Environment Variables
| Variable | Default | Description |
|---|---|---|
VAE_CONFIG_PATH |
stable_audio_2_0_vae.json |
Path to VAE config JSON |
VAE_CKPT_PATH |
sao_vae_tune_100k_unwrapped.ckpt |
Path to VAE checkpoint |
PORT |
8420 |
Server port |
Getting the VAE Model
You need the Stable Audio VAE weights. Options:
- Official weights from Stability AI (requires license)
- Community fine-tunes from HuggingFace
- Train your own using stable-audio-tools
The server will run in mock mode (feature-based pseudo-latents) if the VAE fails to load.
Usage
- Upload audio - drag & drop or click "Upload Audio"
- Explore - drag to rotate, scroll to zoom, click points to hear chunks
- Play - press Space or click Play to animate through the song
- Resynth - click "🔀 Resynth" and upload a second audio file to resynthesize it using the first song's latents as a codebook
- Adjust K - use the slider to change number of cluster regions
Keyboard Shortcuts
| Key | Action |
|---|---|
Space |
Play/Stop |
← |
Seek back 5s |
→ |
Seek forward 5s |
How Resynthesis Works
Based on Latent Resynthesis:
- Source audio → encode → latents (your "codebook")

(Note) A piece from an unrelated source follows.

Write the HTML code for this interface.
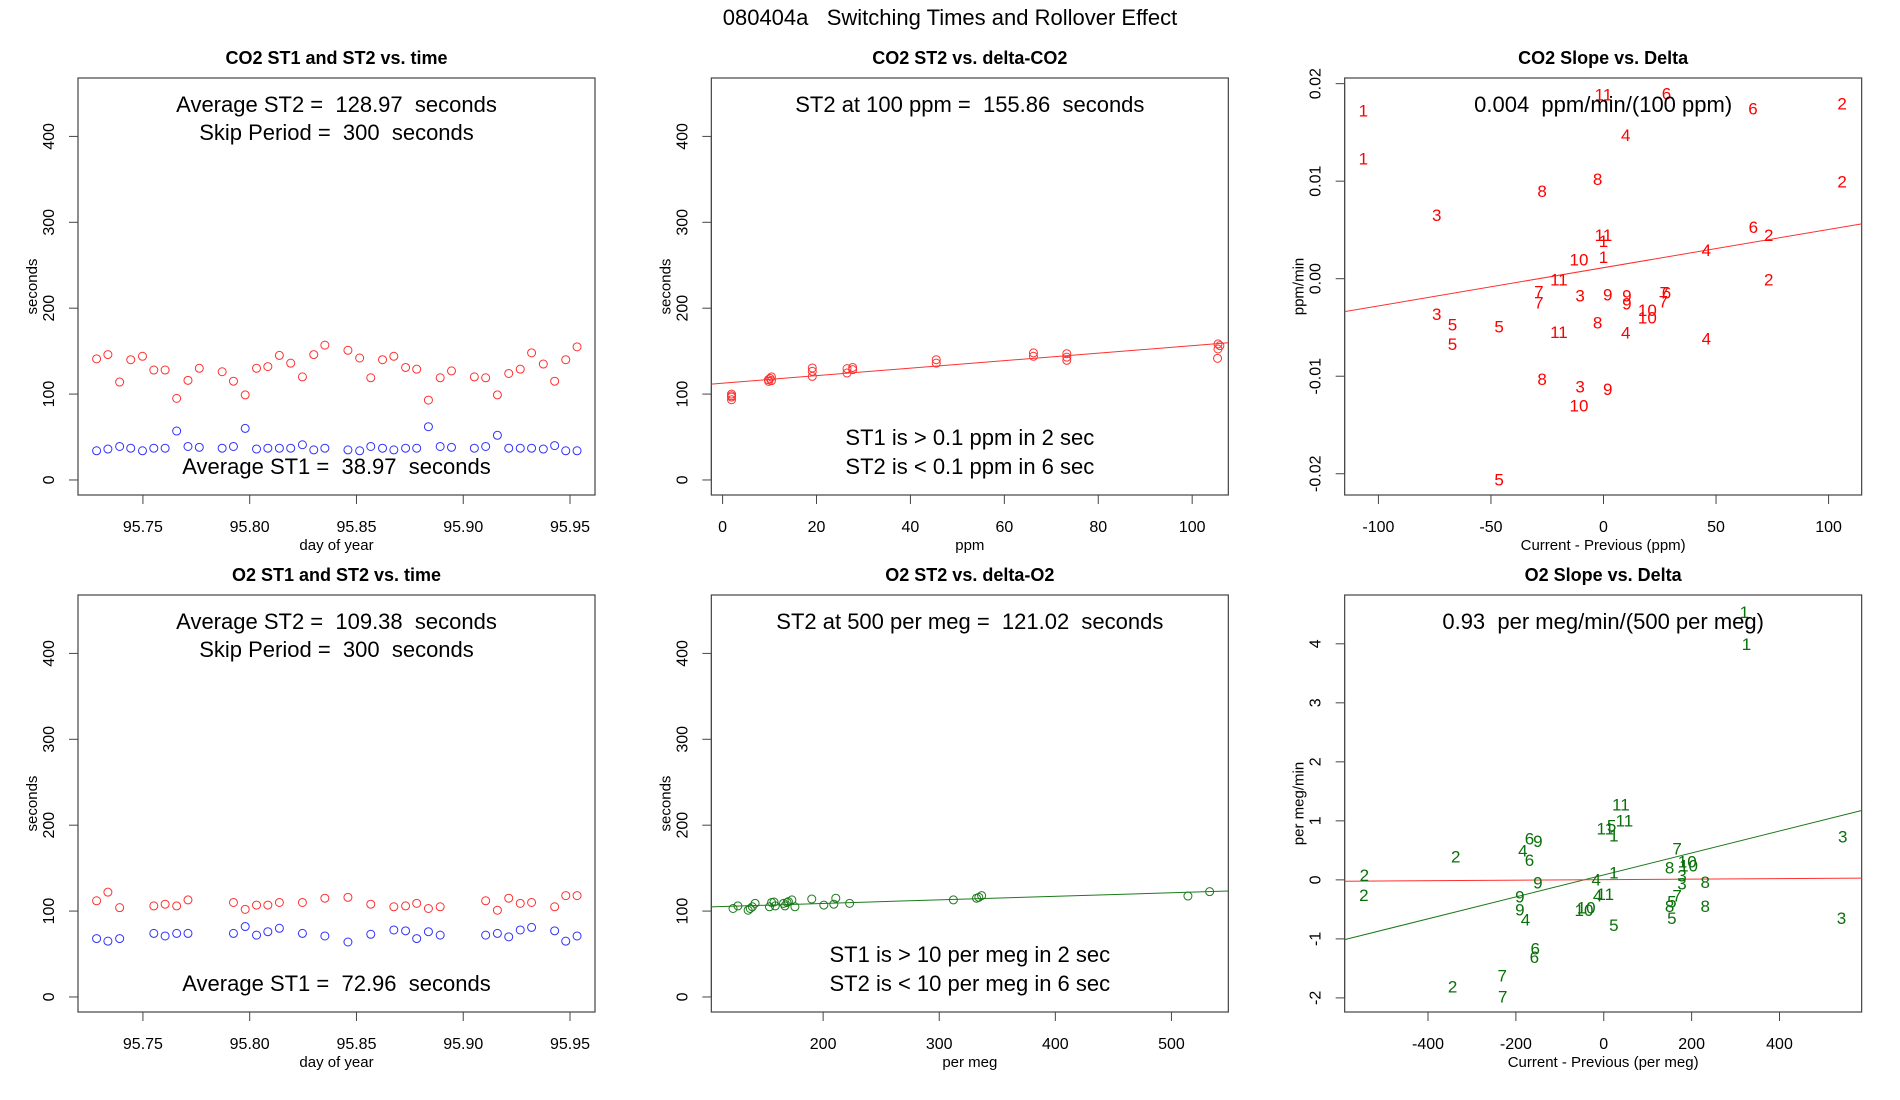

- Target audio → encode → for each latent, find nearest neighbor in codebook
- Replaced latents → decode → output
Result: target's structure + source's timbre.
API Endpoints
| Endpoint | Method | Description |
|---|---|---|
/encode_stream |
POST | Upload audio, stream encoding progress via SSE |
/audio_full |
GET | Get full loaded audio as WAV |
/play |
POST | Get 2048-sample chunk by index |
/resynth |
POST | Resynthesize uploaded audio using current codebook |
/health |
GET | Server status |
Tech Stack
- Backend: FastAPI, PyTorch, torchaudio, UMAP
- Frontend: Vanilla JS, Three.js (via CDN)
- No build step - just run the server
License
MIT